Someday if I have a son, I hope to not HAVE To teach him pick-up. I hope to instead, by improving myself now, simply BE a positive confident male role model for him so that he has an example to learn from so that he can live a normal life like everyone else. But if I had a son and the guy I was 10+ years ago was his role model? He would probably end up just like my buddy who’s trying to unwire himself.
Yes, it’s a rough journey. That’s why most guys just dabble in it and then give up, especially if they haven’t hit rock-bottom. For the first couple years you have a superhero duality going on. You be your normal self in your day to day office job and then you come home, shower up, put on your bar clothes, read a bunch of pick-up stuff, do affirmations in the mirror, listen to positive happy music, get yourself pumped up, go out and socialize, then come home and crash and in the morning you go back to the normal life. It’s very Fight Club at first.
But down the road that smooths out and who you’ve been “acting out” becomes who you are. It’s no longer any kind of act, you now know yourself inside and out and have a heightened sense of self-awareness that you realize most people will never have because they’ve never been forced to look at themselves that hard.
The thing with pick-up is that you condense a lot of experience into a very short period of time (because you missed out on a big chunk of life experience that others got to have). In 10 years, most people will probably go out to a social event four times a month. That’s 480 socializing nights in 10 years. They’ll probably talk to and make a connection with someone who’s not in their social circle maybe twice a month (and that’s being generous). So they’ll have experience in maybe 240 in-depth social interactions with total strangers in 10 years. Maybe once or twice a year they’ll make a new friend they regularly hang out with. So say 20 people in 10 years.
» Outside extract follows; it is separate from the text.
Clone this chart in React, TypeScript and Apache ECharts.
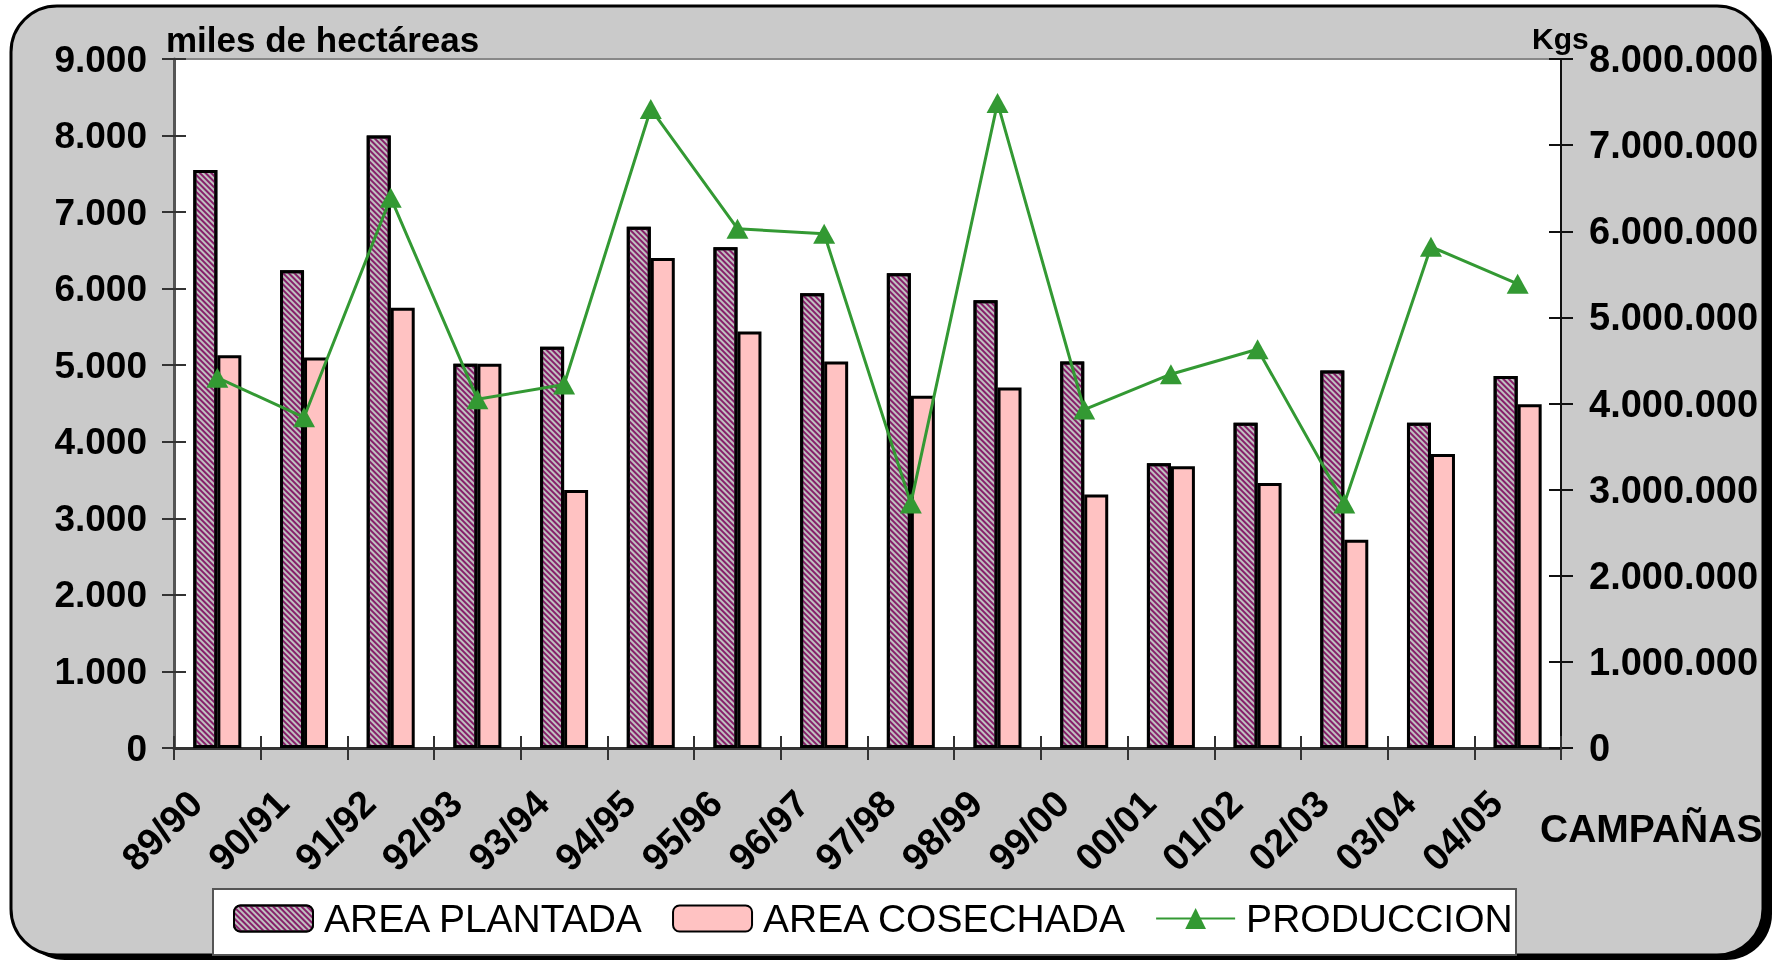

A PUA is encouraged to go out to social environments (whether it’s a bar, festival, mall, busy street, college campus, etc.) 4+ times a week, but most people can’t make that work due to other life responsibilities so say just twice a week, Friday and Saturay nights. And each night he sets of a goal of speaking to at LEAST 5 new people, so he gets experience at in-depth social interactions with 10 complete strangers in a weekend. 40 a month, 480 in a year, 10 years down the road he’s met 4,800 new people and, in those interactions, attempted to take them from just surface level “how about this weather we’re having?” to seducing them or simply getting to know them in-depth as a person. A PUA always grabs phone numbers and contact info to stay in touch because he’s always happy to expand his social circles because that’s part of the process, so he keeps in some level of touch with probably half the people he meets. And say even a quarter of those become good friends…in 10 years that’s a solid 1,200 new friends VS the normal person’s 20 new friends.
Imagine how well you would know yourself and be able to communicate with others if you had 60x the socializing experience you have now. And that’s just for the average 2-nights-a-week-er, let alone the guys who go out 4 - 7 days a week.